While looking about, his wife Jaqueline and her friend came across a couple huddled against the walls outside of the building. They had abandoned their un-tethered caravan just before the cyclone’s 250 kilometre -per-hour winds swept it away.
 

John was in Darwin for 18 years. In the cyclone’s aftermath people wanted accommodation and repairs. John had to continually explain there were no available materials. As well, any new buildings would be subject to new regulations and few skilled people were available to re-build.
 

These days his favourite pastime is wandering along the Shipwreck Coast in south west Victoria sketching and painting what he sees.
Once near Apollo Bay he stumbled on a wreck of an old Holden. Or maybe it was a Ford, it was hard to tell because the paintwork had long rusted away.

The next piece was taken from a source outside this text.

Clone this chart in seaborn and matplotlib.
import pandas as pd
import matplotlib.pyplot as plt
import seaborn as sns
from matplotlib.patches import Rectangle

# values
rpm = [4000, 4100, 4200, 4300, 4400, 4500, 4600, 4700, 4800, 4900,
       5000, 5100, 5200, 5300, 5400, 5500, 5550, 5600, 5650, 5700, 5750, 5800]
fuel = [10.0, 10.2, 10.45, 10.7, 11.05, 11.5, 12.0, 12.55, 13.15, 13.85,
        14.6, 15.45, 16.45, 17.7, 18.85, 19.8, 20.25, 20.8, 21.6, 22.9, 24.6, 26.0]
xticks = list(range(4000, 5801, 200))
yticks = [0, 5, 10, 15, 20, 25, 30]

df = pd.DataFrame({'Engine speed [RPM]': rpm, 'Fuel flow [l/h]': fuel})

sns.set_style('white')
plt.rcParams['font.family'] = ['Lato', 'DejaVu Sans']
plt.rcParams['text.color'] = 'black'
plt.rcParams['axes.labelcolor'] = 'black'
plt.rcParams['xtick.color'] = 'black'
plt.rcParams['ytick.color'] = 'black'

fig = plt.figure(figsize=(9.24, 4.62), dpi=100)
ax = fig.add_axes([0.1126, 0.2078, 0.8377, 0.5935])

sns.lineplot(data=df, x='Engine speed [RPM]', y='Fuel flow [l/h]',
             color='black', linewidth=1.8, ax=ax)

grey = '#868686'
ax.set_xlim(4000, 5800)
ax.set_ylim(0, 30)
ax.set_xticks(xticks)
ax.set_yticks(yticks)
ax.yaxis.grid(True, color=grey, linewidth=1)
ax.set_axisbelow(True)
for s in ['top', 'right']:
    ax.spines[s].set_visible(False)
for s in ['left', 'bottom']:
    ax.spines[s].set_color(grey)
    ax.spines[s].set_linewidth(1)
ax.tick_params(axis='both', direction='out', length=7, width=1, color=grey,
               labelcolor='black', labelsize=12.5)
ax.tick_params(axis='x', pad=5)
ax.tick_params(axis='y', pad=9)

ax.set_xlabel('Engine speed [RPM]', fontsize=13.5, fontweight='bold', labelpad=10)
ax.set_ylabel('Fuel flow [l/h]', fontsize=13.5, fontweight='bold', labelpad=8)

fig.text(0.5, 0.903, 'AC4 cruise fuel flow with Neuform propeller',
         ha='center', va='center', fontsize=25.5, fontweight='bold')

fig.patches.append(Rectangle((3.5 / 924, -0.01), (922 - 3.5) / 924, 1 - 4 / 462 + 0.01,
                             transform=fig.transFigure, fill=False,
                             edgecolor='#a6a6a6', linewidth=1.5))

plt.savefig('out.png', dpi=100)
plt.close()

This didn’t deter him from creating his most satisfying painting.

 

“My wife hates it, but I reckon it is one of my best,” he says. “I did it a couple of years ago.” Taking up the finished work he had said to his wife: “I will put this on the wall, it is so good.”
 

“Don’t you dare,” she said.
 

“It has a bit of character, it is not the ordinary thing you expect to draw,”  John says.
 

As well as meeting good friends at Sandybeach Community Centre, John’s lecturers have nourished his artistic skills by teaching him new techniques. “I used to have trouble doing foliage, grass, trees, and have been taught different techniques,’’ he says. Sapling silver birches with clean white trunks and lustrous green leaves frame a stone shed in a scene he captured while attending a wedding near Moss Vale. His king Charles spaniel Tess stares out in another one of his works.

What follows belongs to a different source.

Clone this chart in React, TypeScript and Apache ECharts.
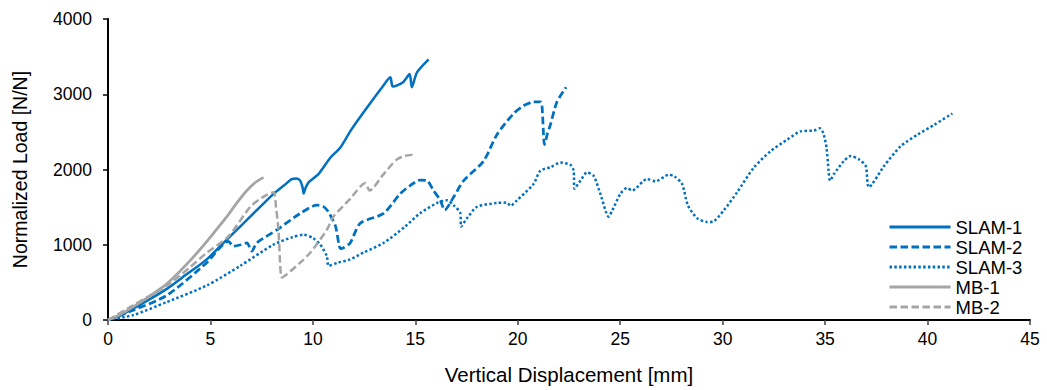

One of his paintings, a grand home with yellow sky and blue foreground, that reflects acclaimed artist John Brack’s style, shows his artistic and architectural inclinations on one canvass.
 

His son John, a manager at Crown Casino, helped organise a $4000 grant for Sandybeach, to buy a projector, screen and sound system for the art group, an invaluable resource for lecturers. Short films about a particular artist are screened during the group’s coffee breaks.
 

Graduating from Melbourne RMIT in 1961, one of John’s early briefs was designing new homes for Tallangatta, a town moved eight kilometres to make way for the new Hume Weir, a major dam across the Murray River downstream of its junction with the Mitta River.
 

As an architect, he enjoyed the variety of designing factories, homes, office blocks, sporting pavilions, nursing home and industrial projects. He worked for several firms, and in partnerships as well.